In: Economics
Explain in your own words what is meant by the phrase “arbitrage in financial markets”. Specify how it relates to both interest rates and exchange rates.
Arbitrage in financial markets is refered to as earning higher than risk free rate while taking no risks.
Suppose risk free rate is 2%, arbitrager will be able to earn higher than 2% without taking any risk.
It can be related to interest rates and exchange rates, using interest rate parity.
Suppose, you borrow some amount from US at 2% interest rate. Then, you convert it into INR and invest in Indian government bonds yielding 6%. This might seems to be an arbitrage first. But, think about the exchange rates. After one year, you will receive INR proceeds with a growth of 6%. Then you will have to repay in USD. Till this period the exchange rate should have depreciated INR by around 4%, so that there is no arbitrage. This is the concept of interest rate parity which is based on no arbitrage princple.

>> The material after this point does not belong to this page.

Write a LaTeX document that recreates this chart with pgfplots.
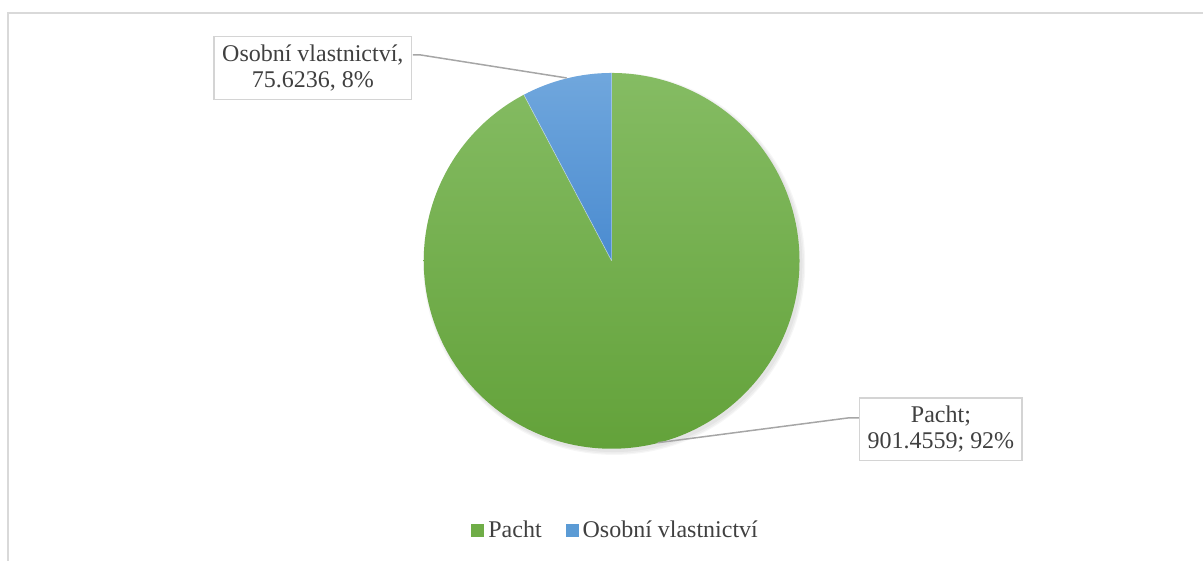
\documentclass[border=0pt]{standalone}
\usepackage{fontspec}
\setmainfont{Liberation Serif}
\usepackage{pgfplots}
\pgfplotsset{compat=1.18}
\definecolor{pachttop}{HTML}{85BC63}
\definecolor{pachtbot}{HTML}{63A23A}
\definecolor{pachtc}{HTML}{6FAD47}
\definecolor{osobtop}{HTML}{70A7DD}
\definecolor{osobbot}{HTML}{4A8BD0}
\definecolor{osobc}{HTML}{5B9BD5}
\definecolor{textc}{HTML}{404040}
\definecolor{boxc}{HTML}{D4D4D4}
\definecolor{leadc}{HTML}{A6A6A6}
\definecolor{bordc}{HTML}{D9D9D9}

% data
\def\valPacht{901.4559}
\def\valOsobni{75.6236}
\pgfmathsetmacro\fracOsobni{\valOsobni/(\valPacht+\valOsobni)}
\pgfmathsetmacro\angOsobni{360*\fracOsobni}
\pgfmathsetmacro\angPachtEnd{90+\angOsobni-360}

\begin{document}
\begin{tikzpicture}
\begin{axis}[
  width=602pt, height=280.5pt, scale only axis,
  xmin=0, xmax=1204, ymin=0, ymax=561, y dir=reverse, % pixel grid of the reference
  hide axis, clip=false,
  legend style={at={(axis cs:617,531)}, anchor=center, legend columns=2, draw=none, fill=none,
    font=\fontsize{12}{12}\selectfont, text=textc,
    /tikz/every even column/.append style={column sep=10pt}},
  legend image code/.code={\fill[#1, draw=none] (0pt,-3pt) rectangle (6.5pt,3.5pt);},
]
\path (axis cs:0,0) (axis cs:1204,561);
\draw[bordc, line width=0.75pt] (axis cs:8,561) -- (axis cs:8,13) -- (axis cs:1204,13);

% soft shadow, mostly to the lower right
\fill[black, opacity=0.035] (axis cs:614.5,264) circle[radius=95.6pt];
\fill[black, opacity=0.035] (axis cs:614.5,264) circle[radius=95.0pt];
\fill[black, opacity=0.04] (axis cs:614,263.5) circle[radius=94.4pt];
% slices
\shade[top color=pachttop, bottom color=pachtbot] (axis cs:612,261) -- ++(90:94pt)
  arc[start angle=90, end angle=\angPachtEnd, radius=94pt] -- cycle;
\shade[top color=osobtop, bottom color=osobbot] (axis cs:612,261) -- ++(90:94pt)
  arc[start angle=90, end angle=90+\angOsobni, radius=94pt] -- cycle;
\draw[white, opacity=0.5, line width=0.3pt] (axis cs:612,261) -- ++(90:94pt)
  (axis cs:612,261) -- ++(90+\angOsobni:94pt);

% leader lines and labels
\draw[leadc, line width=0.75pt] (axis cs:413,55) -- (axis cs:421,55) -- (axis cs:567,78);
\draw[leadc, line width=0.75pt] (axis cs:860,418) -- (axis cs:850,418) -- (axis cs:658,443);
\node[draw=boxc, line width=0.75pt, fill=white, text=textc, align=center,
  inner xsep=4pt, inner ysep=4pt, font=\fontsize{12}{13.2}\selectfont]
  at (axis cs:313,68) {Osobní vlastnictví,\\75.6236, 8\%};
\node[draw=boxc, line width=0.75pt, fill=white, text=textc, align=center,
  inner xsep=4pt, inner ysep=4pt, font=\fontsize{12}{13.2}\selectfont]
  at (axis cs:941.5,429.5) {Pacht;\\901.4559; 92\%};

\addlegendimage{fill=pachtc}
\addlegendentry{Pacht}
\addlegendimage{fill=osobc}
\addlegendentry{Osobní vlastnictví}
\end{axis}
\end{tikzpicture}
\end{document}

Now, arbitrage opportunity can be found in the market, if forward exchange rates are not priced according to spot exchange rates and interest rates. If forwards are undervalued as compared to interest rate parity then taking a long(buy) position in forward and short(sell) in spot will create arbitrage opportunity.
Similarily, if the forwards are overvalued as per interest rate parity then taking a short(sell) position in the forward and long(buy) position in spot will create arbitrage opportuity.